4. REITs aren't as highly correlated with the major indices as most industries are. As such, they may provide your portfolio with some much-needed diversification and should help to smooth out your overall returns, particularly during market downturns.
5. REITs own hard, tangible assets, such as land and buildings, and often sign their tenants to long-term lease contracts. Because of this, REITs tend to be some of the most stable companies on the market.
Disadvantages:
1. Generally requires more "hands-on" involvement than other investment options.
2. Maintenance and repairs take time, money or both. (And always seem to take more of both than planned).
3. You have increased exposure, both legal and financial.
4. Your cash is tied up in "bricks and mortar" and is not immediately accessible.
5. Because they can only reinvest up to 10% of their annual profits back into their core business lines each year, most REITs tend to grow at slower clip than the average stock on Wall Street.
6. Although the business tends to be a fairly stable one, REITs are not without risk.

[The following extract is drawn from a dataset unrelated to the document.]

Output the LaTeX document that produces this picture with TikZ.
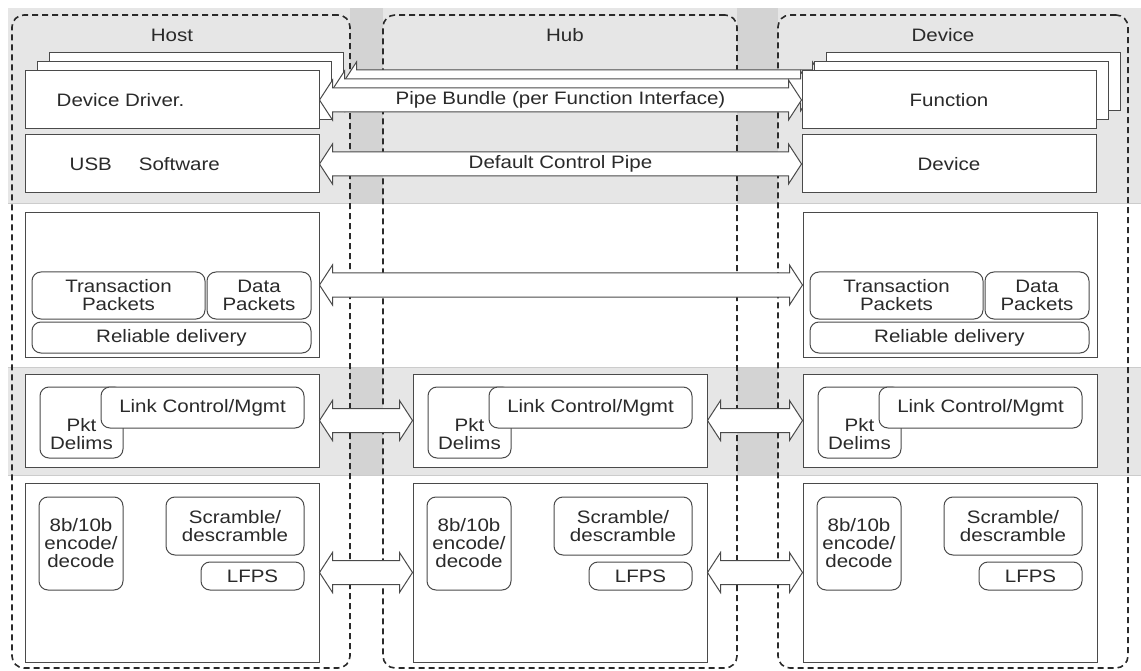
\documentclass[tikz,border=0pt]{standalone}
\usepackage{fontspec}
\setmainfont{Liberation Sans}[FakeStretch=1.14]
\usetikzlibrary{calc}

\definecolor{Band}{HTML}{E6E6E6}
\definecolor{Strip}{HTML}{D3D3D3}
\definecolor{Ink}{HTML}{2A2A2A}
\definecolor{Edge}{HTML}{4A4A4A}

\tikzset{
  every node/.style={font=\fontsize{18}{18}\selectfont, text=Ink, align=center, inner sep=0pt},
  zone/.style={draw=Ink, line width=1.6pt, dash pattern=on 6pt off 4pt, rounded corners=12pt},
  layer/.style={draw=Edge, fill=white, line width=1pt},
  rbox/.style={draw=Edge, fill=white, line width=1pt, rounded corners=9pt},
  pipe/.style={draw=Edge, fill=white, line width=1pt},
}

\newcommand{\pipearrow}[2]{%
  \draw[pipe] let \p1=(#1), \p2=(#2) in
    (\x1,\y1) -- (\x1+13pt,\y1+20pt) -- (\x1+13pt,\y1+12pt) -- (\x2-13pt,\y1+12pt)
    -- (\x2-13pt,\y1+20pt) -- (\x2,\y1) -- (\x2-13pt,\y1-20pt) -- (\x2-13pt,\y1-12pt)
    -- (\x1+13pt,\y1-12pt) -- (\x1+13pt,\y1-20pt) -- cycle;}

\begin{document}
\begin{tikzpicture}[x=1pt, y=-1pt]
\useasboundingbox (0,0) rectangle (1141,671);

  %%%%%%%%%% Gray bands %%%%%%%%%%
  \fill[Band] (8,8) rectangle (1141,204);
  \fill[Band] (8,367) rectangle (1141,475);
  \foreach \a/\b in {350/383, 737/778}
  {
    \fill[Strip] (\a,8) rectangle (\b,204);
    \fill[Strip] (\a,367) rectangle (\b,475);
  }
  \draw[black!20, line width=1pt] (8,204) -- (1141,204) (8,367) -- (1141,367) (8,475) -- (1141,475);

  %%%%%%%%%% Host / Hub / Device %%%%%%%%%%
  \node[zone, minimum width=338pt, minimum height=653pt] (host) at (181,341.5) {};
  \node[zone, minimum width=354pt, minimum height=653pt] (hub) at (560,341.5) {};
  \node[zone, minimum width=350pt, minimum height=653pt] (device) at (953,341.5) {};
  \node (hosttitle) at (172,35) {Host};
  \node (hubtitle) at (565,35) {Hub};
  \node (devtitle) at (943,35) {Device};

  %%%%%%%%%% Pipe bundle (stack) %%%%%%%%%%
  \foreach \k/\s in {c/2, b/1}
  {
    \node[layer, minimum width=294pt, minimum height=58pt] (hdrv\k) at (172+12*\s,100-9*\s) {};
    \node[layer, minimum width=294pt, minimum height=58pt] (dfun\k) at (949+12*\s,100-9*\s) {};
    \pipearrow{hdrv\k.east}{dfun\k.west}
  }
  \node[layer, minimum width=294pt, minimum height=58pt] (hdrv) at (172,100) {};
  \node[anchor=west] (hdrvtxt) at ([xshift=32pt]hdrv.west) {Device Driver.};
  \node[layer, minimum width=294pt, minimum height=58pt] (dfun) at (949,100) {Function};
  \pipearrow{hdrv.east}{dfun.west}
  \node (pipelbl) at ($(hdrv.east)!0.5!(dfun.west)$) {Pipe Bundle (per Function Interface)};

  %%%%%%%%%% Default control pipe %%%%%%%%%%
  \node[layer, minimum width=294pt, minimum height=58pt] (husb) at (172,164) {};
  \node[anchor=west] (husbtxt) at ([xshift=45pt]husb.west) {USB\hspace{27pt}Software};
  \node[layer, minimum width=294pt, minimum height=58pt] (ddev) at (949,164) {Device};
  \pipearrow{husb.east}{ddev.west}
  \node (ctrllbl) at ($(husb.east)!0.5!(ddev.west)$) {Default Control Pipe};

  %%%%%%%%%% Protocol layer %%%%%%%%%%
  \foreach \c/\x in {h/25, d/803}
  {
    \node[layer, minimum width=294pt, minimum height=144pt] (\c-tr) at (\x+147,285) {};
    \node[rbox, minimum width=173pt, minimum height=47pt] (\c-tp) at (\x+93.5,295.5) {Transaction\\Packets};
    \node[rbox, minimum width=104pt, minimum height=47pt] (\c-dp) at (\x+234,295.5) {Data\\Packets};
    \node[rbox, minimum width=279pt, minimum height=31pt] (\c-rd) at (\x+146.5,337.5) {Reliable delivery};
  }
  \pipearrow{h-tr.east}{d-tr.west}

  %%%%%%%%%% Link layer %%%%%%%%%%
  \foreach \c/\x in {h/25, u/413, d/803}
  {
    \node[layer, minimum width=294pt, minimum height=93pt] (\c-lk) at (\x+147,420.5) {};
    \node[rbox, minimum width=83pt, minimum height=71pt] (\c-pd) at (\x+56.5,422.5) {};
    \node (\c-pdtxt) at (\x+56.5,434) {Pkt\\Delims};
    \node[rbox, minimum width=203pt, minimum height=41pt] (\c-lc) at (\x+177.5,407.5) {Link Control/Mgmt};
  }
  \pipearrow{h-lk.east}{u-lk.west}
  \pipearrow{u-lk.east}{d-lk.west}

  %%%%%%%%%% Physical layer %%%%%%%%%%
  \foreach \c/\x in {h/25, u/413, d/803}
  {
    \node[layer, minimum width=294pt, minimum height=179pt] (\c-ph) at (\x+147,572.5) {};
    \node[rbox, minimum width=84pt, minimum height=93pt] (\c-enc) at (\x+56,543.5) {8b/10b\\encode/\\decode};
    \node[rbox, minimum width=138pt, minimum height=58pt] (\c-scr) at (\x+210,526) {Scramble/\\descramble};
    \node[rbox, minimum width=103pt, minimum height=28pt] (\c-lfps) at (\x+227.5,576) {LFPS};
  }
  \pipearrow{h-ph.east}{u-ph.west}
  \pipearrow{u-ph.east}{d-ph.west}

\end{tikzpicture}
\end{document}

For example, their dividend payments are not guaranteed and the real estate market is prone to cyclical downturns.
7. Since they already enjoy a unique tax-advantaged status versus other firms (more specifically, they are allowed to deduct the dividends they pay out from their taxable income), from an investor's perspective, roughly 2/3 of all dividends paid by REITs do not qualify for the new lower 15% tax rate implemented by congress last year. By contrast, the vast majority dividends paid by non-REITs are taxed at this new low rate.